Hybrid rye varieties may offer new feeding opportunities

“They’re not your grandfather’s rye,” said Herman Wehrle, director of commercialization for FP Genetics in Regina. | File photo

New hybrid fall ryes on the market are outshining older varieties in every way, says the director of commercialization for FP Genetics in Regina.

“They’re not your grandfather’s rye,” said Herman Wehrle.

“The exciting thing about this is the new technology that’s bringing in higher yields and improved quality, which is definitely a game changer from how people used to view open pollinated technology,” he said.

“Generally speaking, when people think about rye from 20 years ago, they don’t think about it as a very nutritious product.
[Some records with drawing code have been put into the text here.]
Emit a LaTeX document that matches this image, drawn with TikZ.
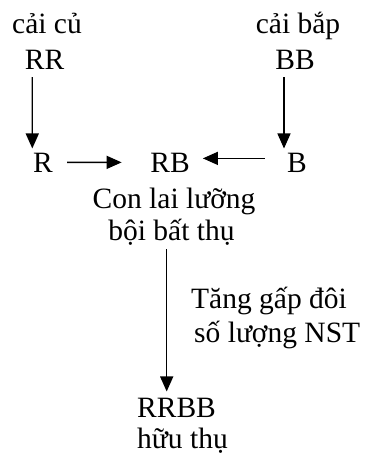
\documentclass[tikz,border=0pt]{standalone}
\usepackage{fontspec}
\setmainfont{Liberation Serif}
\usetikzlibrary{arrows.meta}
\begin{document}
\begin{tikzpicture}[x=1pt,y=-1pt,
  lbl/.style={inner sep=0pt, anchor=base, font=\fontsize{29.5}{32}\selectfont},
  lbll/.style={lbl, anchor=base west},
  arr/.style={line width=1.4pt, -{Triangle[length=15pt,width=13pt]}}]
\useasboundingbox (0,0) rectangle (366,453);
% parent species
\node[lbl] (cu)  at (47,33)  {cải củ};
\node[lbl] (RR)  at (44.5,69) {RR};
\node[lbl] (bap) at (298,33) {cải bắp};
\node[lbl] (BB)  at (295,69) {BB};
% gametes and hybrid
\node[lbl] (R)  at (43,172)  {R};
\node[lbl] (RB) at (170,172) {RB};
\node[lbl] (B)  at (297,172) {B};
\node[lbl] (hy1) at (174,208) {Con lai lưỡng};
\node[lbl] (hy2) at (171.5,240) {bội bất thụ};
% doubling step
\node[lbll] (st1) at (191,308) {Tăng gấp đôi};
\node[lbll] (st2) at (194,342) {số lượng NST};
% fertile allotetraploid
\node[lbll] (RRBB) at (137,417) {RRBB};
\node[lbll] (fert) at (137,448) {hữu thụ};
% connectors
\draw[arr] ([xshift=-12.3pt,yshift=-8pt]RR.south) -- ([xshift=-10.7pt,yshift=4pt]R.north);
\draw[arr] ([xshift=-11pt,yshift=-8pt]BB.south) -- ([xshift=-13pt,yshift=4pt]B.north);
\draw[arr, shorten <=14pt, shorten >=28.5pt] (R.east) -- (RB.west);
\draw[arr, shorten <=22pt, shorten >=13pt] ([yshift=4pt]B.west) -- ([yshift=4pt]RB.east);
\draw[arr] ([xshift=-4.8pt,yshift=-4pt]hy2.south) -- ([xshift=29.7pt,yshift=6pt]RRBB.north west);
\end{tikzpicture}
\end{document}
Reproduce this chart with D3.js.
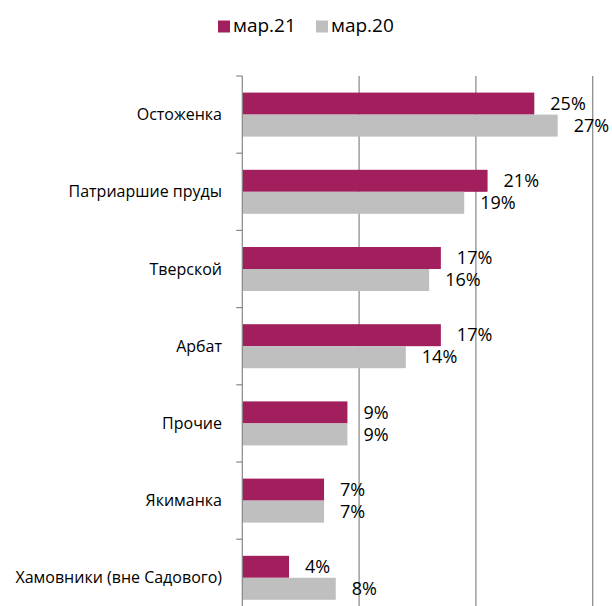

Part of it was the technology and part was how we were actually working with that technology.”

Wehrle spoke about hybrid rye in livestock feeding systems during Ag in Motion’s Livestock Days, held at the Discovery Farm site near Langham, Sask., Aug. 20-21.

“We expect now with moving from these older open pollinated varieties, we will be able to really get into the whole livestock feeding sector, which we hadn’t been able to get there because the yields weren’t high enough. The quality wasn’t good enough so farmers would then go to other options,” he said.

Value and flexibility are key attributes.

“With this new hybrid technology, we’re increasing yields in rye of anywhere from 25 to 35 percent, which is a very significant increase. (It) really takes rye from one of the least profitable crops to one of the most profitable,” Wehrle said.

Quality has also been enhanced, he said.

“The quality that we’re seeing in the grain and forage is showing significantly superior to the quality that we would expect to see in rye generally and certainly will rival the quality that we’re seeing in products like wheat, barley and oats.”

The hybrid also has higher pollen output for better plant fertilization, which limits opportunity for ergot infection, Wehrle said.

For livestock producers, hybrid fall rye can offer feedgrain, forage and grazing options. When planted in mid-summer, it can be grazed in October. Late summer or early fall seeding can allow grazing in spring, about two weeks earlier than other forage types can be grazed.

Wehrle said feed digestibility and nutrition are high in rye that is grazed in late fall or early spring.

In a silage or greenfeed scenario, the crop can be grown to the flag leaf stage for concentrated nutritive value or harvested at milk stage when yields are higher.

“At the early cut, which is at the flag leaf boot stage, we still have very high digestibility. It’s not as high as grazing, but still in that 75 to 80 percent.”

Beef producers generally harvest at the milky dough stage that still has 68 to 70 percent digestibility, similar to wheat, barley, and oats, said Wehrle. Protein is lower at seven to nine percent and yields are three to 5.5 tonnes per acre.

“It can be cut and put up for silage at this stage, or cut in a swath, dried down and baled for greenfeed,” he said.

Growers also have the option of harvesting the crop for grain. It can be combined one to two weeks sooner than other cereals.

As part of a rotation, hybrid fall rye gives farmers more options for weed and disease control and it can help reduce soil erosion when serving as a cover crop.

“With hybrid fall rye we’re still learning how to use this for the various areas and uses, but there’s no question this product really does provide flexibility for growers to do some different things,” Wehrle said.